RIP Donn Van Vliet

20 Dec

For a brief period in my misspent youth I was the local promotion man for Warner Brothers Records in Chicago—this at a time when the music business was being transformed (at least aesthetically)by the use of FM radio and a small heroic moment when some of the people programming for the newly expanded radio territory were proponents of free form radio.

In Chicago, there were some wonderful experiments — WGLD with the legendary Bob Rudnick (he was eventually fired for saying on air the Chicago Police murdered Black Panther Fred Hampton—an assertion later substantiated by a number of investigations and civil trials.) , Radio Free Chicago with Rudnick and the Mrvos Brothers and Triad Radio—åll of which I had personal contact with.

So through some fluke of circumstance I was hired by Warner Brothers Records who were on a huge roll with the success of the Doobie Brothers, Seals & Crofts, Black Sabbath, Deep Purple and the Grateful Dead.
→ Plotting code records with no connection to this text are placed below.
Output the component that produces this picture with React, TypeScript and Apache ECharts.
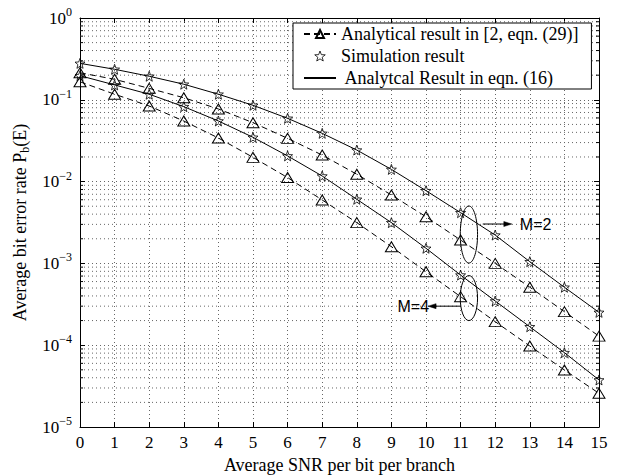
import React, { useEffect, useRef } from 'react';
import * as echarts from 'echarts';

// ---------- data ----------
const snr = [0, 1, 2, 3, 4, 5, 6, 7, 8, 9, 10, 11, 12, 13, 14, 15];

// Analytical result in [2, eqn. (29)] (dashed, triangles)
const refM2 = [0.214, 0.178, 0.138, 0.106, 0.0772, 0.0525, 0.0338, 0.0211, 0.0123, 0.00686, 0.00372, 0.00193, 0.001, 0.000512, 0.000257, 0.000129];
const refM4 = [0.166, 0.117, 0.084, 0.055, 0.0341, 0.0198, 0.0112, 0.00596, 0.00315, 0.0016, 0.00079, 0.000392, 0.000194, 0.0000978, 0.0000498, 0.0000258];

// Simulation result (stars)
const simM2 = [0.279, 0.236, 0.194, 0.155, 0.117, 0.0857, 0.0594, 0.0389, 0.0243, 0.0141, 0.00774, 0.00417, 0.00222, 0.00105, 0.000511, 0.000252];
const simM4 = [0.197, 0.152, 0.117, 0.0824, 0.0551, 0.0348, 0.0206, 0.0117, 0.00608, 0.00315, 0.00153, 0.00072, 0.000347, 0.000168, 0.0000811, 0.0000376];

// Analytical result in eqn. (16) (solid)
const eqnM2 = [0.279, 0.236, 0.194, 0.155, 0.117, 0.0857, 0.0594, 0.0389, 0.0243, 0.0141, 0.00774, 0.00417, 0.00222, 0.00105, 0.000511, 0.000252];
const eqnM4 = [0.197, 0.152, 0.117, 0.0824, 0.0551, 0.0348, 0.0206, 0.0117, 0.00608, 0.00315, 0.00153, 0.00072, 0.000347, 0.000168, 0.0000811, 0.0000376];

const yMin = 1e-5;
const yMax = 1;
const xMin = 0;
const xMax = 15;

const NAME_REF = 'Analytical result in [2, eqn. (29)]';
const NAME_SIM = 'Simulation result';
const NAME_EQN = ' Analytcal Result in eqn. (16)';

// minor log grid values (2..9 per decade)
const minorVals: number[] = [];
for (let e = -5; e < 0; e++) {
  for (let m = 2; m <= 9; m++) minorVals.push(m * Math.pow(10, e));
}

// annotations (in data coordinates)
const annM2 = { cx: 11.24, top: 0.00503, bottom: 0.00101, rx: 0.25, ay: 0.00303, from: 11.64, to: 12.48, label: 'M=2' };
const annM4 = { cx: 11.24, top: 0.00071, bottom: 0.0002, rx: 0.25, ay: 0.0003, from: 11.0, to: 10.06, label: 'M=4' };

const SERIF = 'Liberation Serif';
const SANS = 'Liberation Sans';

function starPath(): string {
  const pts: string[] = [];
  for (let i = 0; i < 10; i++) {
    const r = i % 2 === 0 ? 1 : 0.42;
    const a = -Math.PI / 2 + (i * Math.PI) / 5;
    pts.push(`${(r * Math.cos(a)).toFixed(4)} ${(r * Math.sin(a)).toFixed(4)}`);
  }
  return 'path://M' + pts.join(' L') + ' Z';
}

const zip = (xs: number[], ys: number[]) => xs.map((x, i) => [x, ys[i]]);

export default function App() {
  const ref = useRef<HTMLDivElement>(null);
  useEffect(() => {
    if (!ref.current) return;
    const chart = echarts.init(ref.current, undefined, { renderer: 'svg' });
    const STAR = starPath();
    const dotted = { color: '#666', type: [1, 3] as number[], width: 1 };

    const triSeries = (data: number[]) => ({
      type: 'line',
      name: NAME_REF,
      data: zip(snr, data),
      symbol: 'triangle',
      symbolSize: [12, 10],
      showAllSymbol: true,
      lineStyle: { color: '#000', width: 1, type: [6, 4] },
      itemStyle: { color: 'none', borderColor: '#000', borderWidth: 1 },
      z: 5,
    });
    const starSeries = (data: number[]) => ({
      type: 'scatter',
      name: NAME_SIM,
      data: zip(snr, data),
      symbol: STAR,
      symbolSize: 10,
      itemStyle: { color: 'none', borderColor: '#000', borderWidth: 1 },
      z: 6,
    });
    const eqnSeries = (data: number[]) => ({
      type: 'line',
      name: NAME_EQN,
      data: zip(snr, data),
      symbol: 'none',
      lineStyle: { color: '#000', width: 1, type: 'solid' },
      itemStyle: { color: '#000' },
      z: 4,
    });

    const option: any = {
      animation: false,
      backgroundColor: '#fff',
      textStyle: { fontFamily: SERIF, color: '#000' },
      grid: { left: 80, right: 22, top: 18, bottom: 48, outerBoundsMode: 'none' },
      legend: {
        data: [
          { name: NAME_REF },
          { name: NAME_SIM, itemStyle: { borderWidth: 1 } },
          { name: NAME_EQN, itemStyle: { opacity: 0 } },
        ],
        orient: 'vertical',
        left: 293,
        top: 23,
        padding: [2, 13, 2, 10],
        itemGap: 4,
        itemWidth: 32,
        itemHeight: 10,
        backgroundColor: '#fff',
        borderColor: '#000',
        borderWidth: 1,
        borderRadius: 0,
        selectedMode: false,
        textStyle: { fontFamily: SERIF, fontSize: 18, lineHeight: 18, color: '#000' },
      },
      xAxis: [
        {
          type: 'value',
          min: xMin,
          max: xMax,
          interval: 1,
          name: 'Average SNR per bit per branch',
          nameLocation: 'middle',
          nameGap: 23,
          nameTextStyle: { fontFamily: SERIF, fontSize: 18, color: '#000' },
          axisLine: { show: true, onZero: false, lineStyle: { color: '#000', width: 1 } },
          axisTick: { show: true, inside: true, length: 5, lineStyle: { color: '#000' } },
          axisLabel: { fontFamily: SERIF, fontSize: 17, color: '#000', margin: 7 },
          splitLine: { show: true, lineStyle: dotted },
        },
        {
          type: 'value',
          position: 'top',
          min: xMin,
          max: xMax,
          interval: 1,
          axisLine: { show: true, onZero: false, lineStyle: { color: '#000', width: 1 } },
          axisTick: { show: true, inside: true, length: 5, lineStyle: { color: '#000' } },
          axisLabel: { show: false },
          splitLine: { show: false },
        },
      ],
      yAxis: [
        {
          type: 'log',
          logBase: 10,
          min: yMin,
          max: yMax,
          name: '{n|Average bit error rate P}{s|b}{n|(E)}',
          nameLocation: 'middle',
          nameGap: 48,
          nameTextStyle: {
            color: '#000',
            fontFamily: SERIF,
            rich: {
              n: { fontFamily: SERIF, fontSize: 18, color: '#000' },
              s: { fontFamily: SERIF, fontSize: 12, color: '#000', padding: [10, 0, 0, 0] },
            },
          },
          axisLine: { show: true, onZero: false, lineStyle: { color: '#000', width: 1 } },
          axisTick: { show: true, inside: true, length: 5, lineStyle: { color: '#000' } },
          axisLabel: {
            margin: 8,
            fontFamily: SERIF,
            formatter: (v: number) => {
              const e = Math.round(Math.log10(v));
              return `{a|10}{b|${e < 0 ? '\u2212' + -e : e}}`;
            },
            rich: {
              a: { fontFamily: SERIF, fontSize: 17, color: '#000' },
              b: { fontFamily: SERIF, fontSize: 12, color: '#000', padding: [0, 0, 12, 0] },
            },
          },
          splitLine: { show: true, lineStyle: dotted },
        },
        {
          type: 'log',
          logBase: 10,
          position: 'right',
          min: yMin,
          max: yMax,
          axisLine: { show: true, onZero: false, lineStyle: { color: '#000', width: 1 } },
          axisTick: { show: true, inside: true, length: 5, lineStyle: { color: '#000' } },
          axisLabel: { show: false },
          splitLine: { show: false },
        },
      ],
      series: [
        {
          type: 'custom',
          name: 'minor',
          silent: true,
          z: 1,
          data: minorVals.map((v) => [xMin, v]),
          renderItem: (_p: any, api: any) => {
            const v = api.value(1);
            const a = api.coord([xMin, v]);
            const b = api.coord([xMax, v]);
            return {
              type: 'group',
              children: [
                { type: 'line', shape: { x1: a[0], y1: a[1], x2: b[0], y2: b[1] }, style: { stroke: '#666', lineWidth: 1, lineDash: [1, 3] } },
                { type: 'line', shape: { x1: a[0], y1: a[1], x2: a[0] + 3, y2: a[1] }, style: { stroke: '#000', lineWidth: 1 } },
                { type: 'line', shape: { x1: b[0] - 3, y1: b[1], x2: b[0], y2: b[1] }, style: { stroke: '#000', lineWidth: 1 } },
              ],
            };
          },
        },
        triSeries(refM2),
        triSeries(refM4),
        starSeries(simM2),
        starSeries(simM4),
        eqnSeries(eqnM2),
        eqnSeries(eqnM4),
      ],
    };
    chart.setOption(option);

    const px = (x: number, y: number) => chart.convertToPixel({ xAxisIndex: 0, yAxisIndex: 0 }, [x, y]) as number[];
    const graphics: any[] = [];
    const addAnn = (an: typeof annM2, labelSide: 'right' | 'left') => {
      const t = px(an.cx, an.top);
      const bt = px(an.cx, an.bottom);
      const rxp = px(an.cx + an.rx, an.top)[0] - t[0];
      graphics.push({
        type: 'ellipse',
        shape: { cx: t[0], cy: (t[1] + bt[1]) / 2, rx: rxp, ry: (bt[1] - t[1]) / 2 },
        style: { fill: 'none', stroke: '#000', lineWidth: 1 },
        z: 10,
      });
      const f = px(an.from, an.ay);
      const to = px(an.to, an.ay);
      const dir = to[0] > f[0] ? 1 : -1;
      graphics.push({
        type: 'line',
        shape: { x1: f[0], y1: f[1], x2: to[0] - dir * 6, y2: to[1] },
        style: { stroke: '#000', lineWidth: 1 },
        z: 10,
      });
      graphics.push({
        type: 'polygon',
        shape: { points: [[to[0], to[1]], [to[0] - dir * 8, to[1] - 2.5], [to[0] - dir * 8, to[1] + 2.5]] },
        style: { fill: '#000', stroke: '#000', lineWidth: 0.5 },
        z: 10,
      });
      graphics.push({
        type: 'text',
        x: labelSide === 'right' ? to[0] + 8 : to[0] + 1,
        y: to[1],
        style: {
          text: an.label,
          fontFamily: SANS,
          fontSize: 16,
          fill: '#000',
          align: labelSide === 'right' ? 'left' : 'right',
          verticalAlign: 'middle',
        },
        z: 10,
      });
    };
    addAnn(annM2, 'right');
    addAnn(annM4, 'left');
    chart.setOption({ graphic: graphics });

    return () => chart.dispose();
  }, []);
  return <div ref={ref} style={{ position: 'fixed', left: 0, top: 0, width: 621, height: 475, background: '#fff' }} />;
}
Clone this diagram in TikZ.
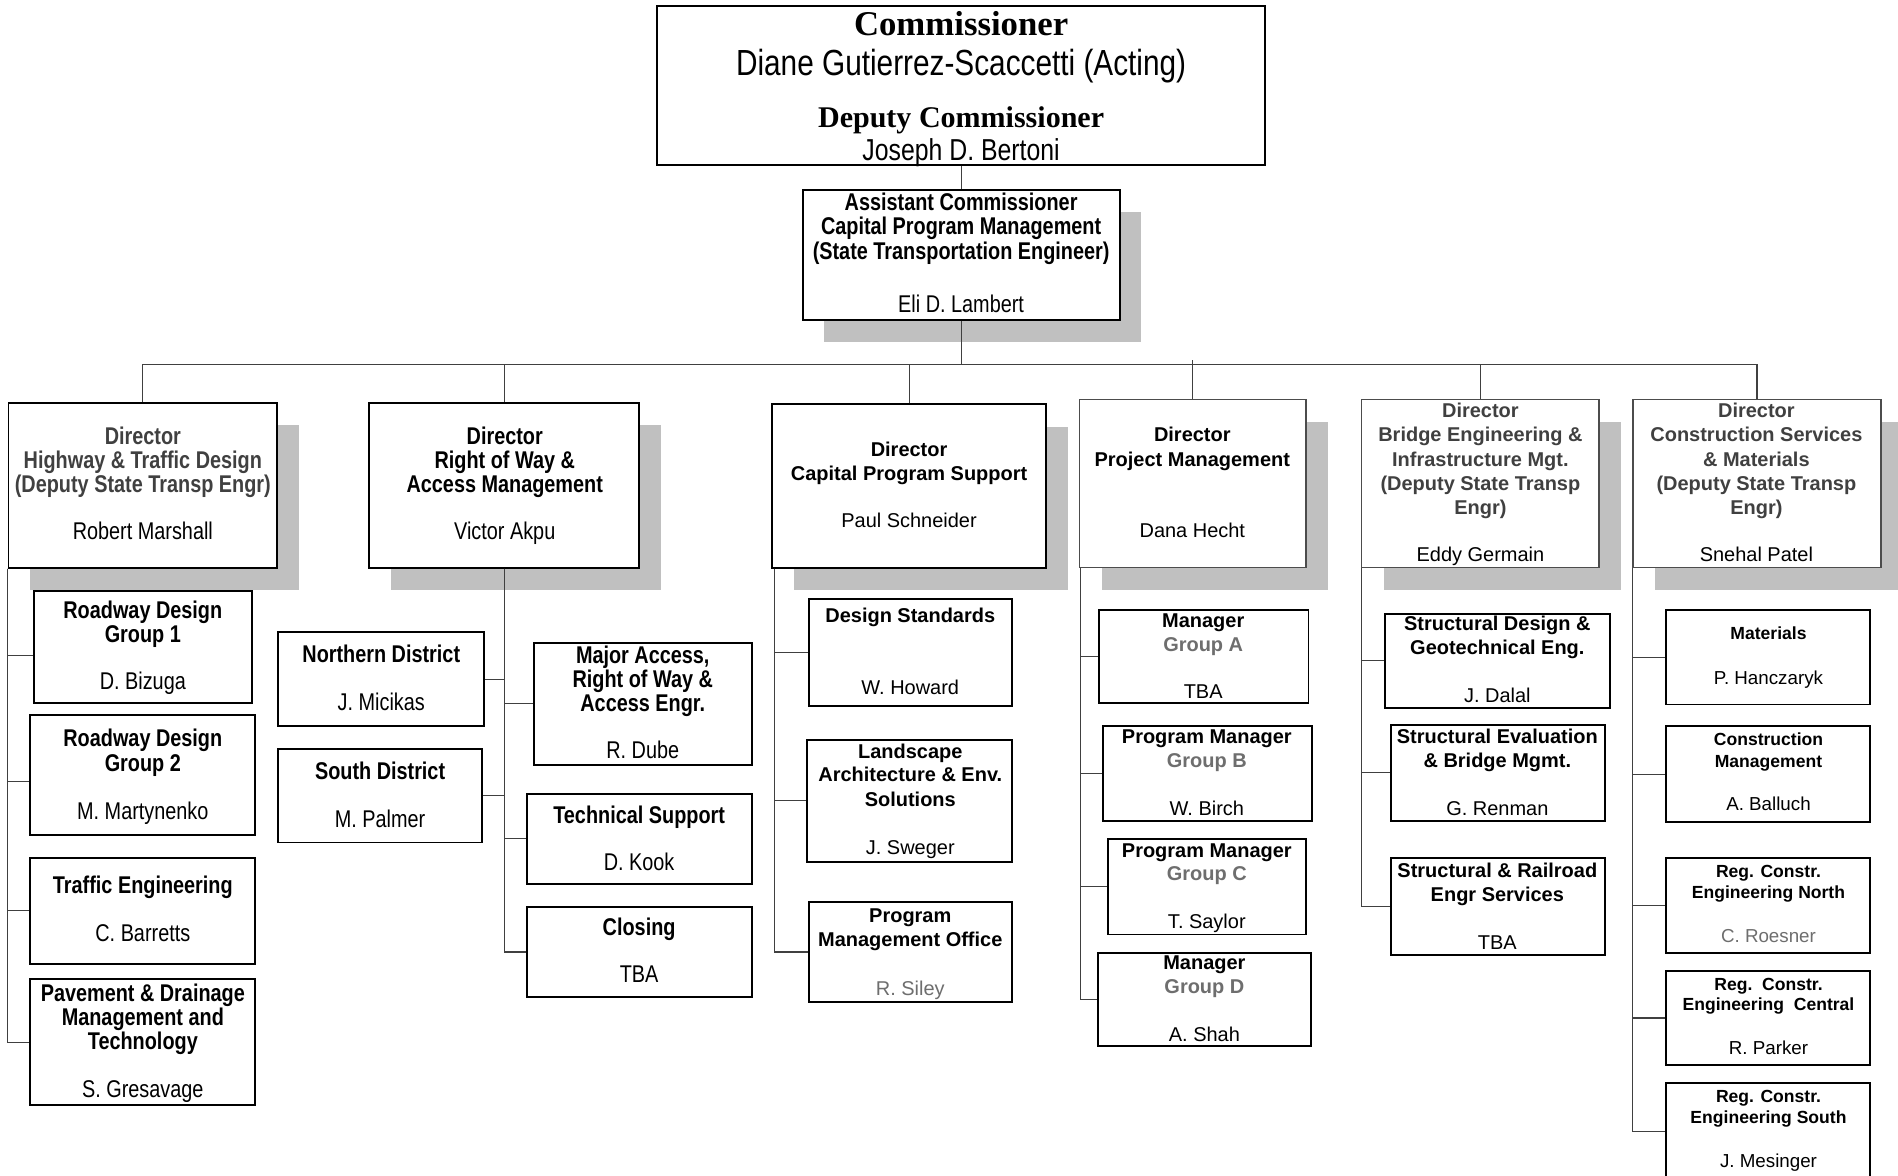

This success led to a rapid expansion of the label’s stable— Bonnie Raitt, Tim Buckley, Martin Mull,Randy Newman, Gram Parsons, Little Feat,Jesse Colin Young and on and on.

One of Warner Brothers signings was Captain Beefheart aka Donn VAn Vliet who actually toured in 1972 in support of a new long playing record. One of my responsibilities as a the WB rep (and certainly the most interesting task) was artist relations. And it was in this capacity that I met Beefheart backstage at the Avalon ballroom in Chicago. Van Vliet was cordial enough but his main concern was when I was going to get the single off of his album “added” to the playlist of one or the other of Chicago’s AM radio giants, WLS or WCFL. In my mind an unrealistic possibility, an opinion that in my naive and fumbling way tried to convey. As you can guess , this was not enthusiastically received.

If you read the 1970 Rolling Stone cover story about Beefheart/Van Vliet and the updated annotations its clear that Beefheart was badly served by the music business and its short fingered vulgarians. And if you listen his records and performances you find your self enveloped by an artist every bit as original and yet accessible as Thelonious Monk or Sun Ra or Harry Partch

It is likely that you didn’t know about Donn Van Vliet—his music or his art —he quickly became something of a cult artist. Fortunately, his passing to his greater glory gives those of us who did know something of him and his creative legacy to remind some pockets of humanity (apparently one that you reside in) that attention must be paid.